The percolation mechanism of conductivity in nanocomposite a-C:H<Ag+Ti> films

The presented work is about percolation mechanism of electrical conductivity of composite a-C:H<Ag+Ti> films. The a-C:H<Ag+Ti> thin films were deposited onto quartz substrates by ion-plasma magnetron sputtering method. High purity argon (Ar) and methane (CH4) gases mixture and combined target of polycrystalline graphite with the purity of 99.99%, silver (99.99%) and titanium (99.99%) were used to produce а- С:Н<Ag+Ti> films. Resistance of the produced films has been measured using «two probe» method to obtain concentration dependence of electrical conductivity. Conductivity of a-C:H<Ag+Ti> films was described theoretically in two ways: using the classical theory of percolation and a general effective medium (GEM) theory. Staircase percolation can be seen from the experimental results.
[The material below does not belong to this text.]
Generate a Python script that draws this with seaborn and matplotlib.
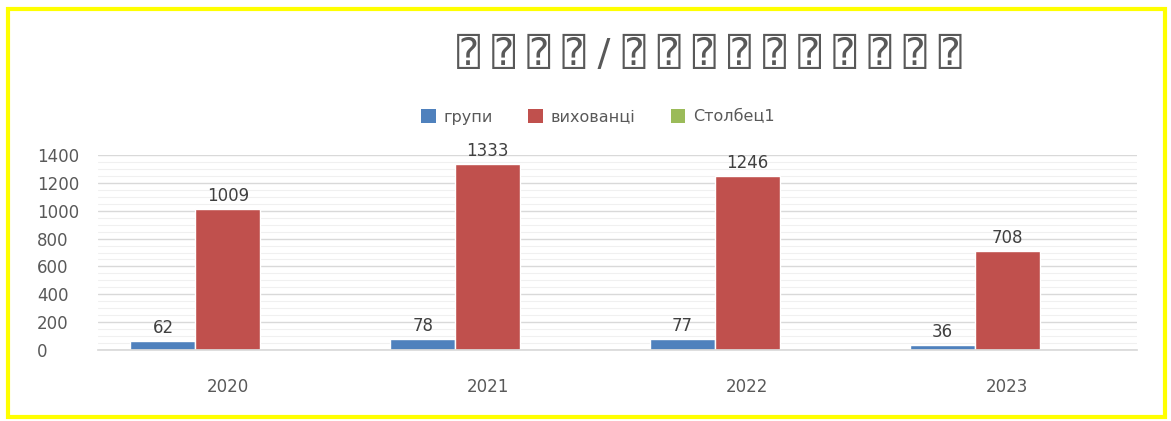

The first percolation threshold occurs at the concentration xc = 0.015 and the second one - at xc = 0.07. This could take place due to the fact that a- C:H<Ag+Ti> composite material consist of two different inclusions, silver and titanium dioxide nanoparticles. The percolation mechanism of a-C:H<Ag+Ti> film conductivity could be described by classical percolation theory and by effective medium model as well.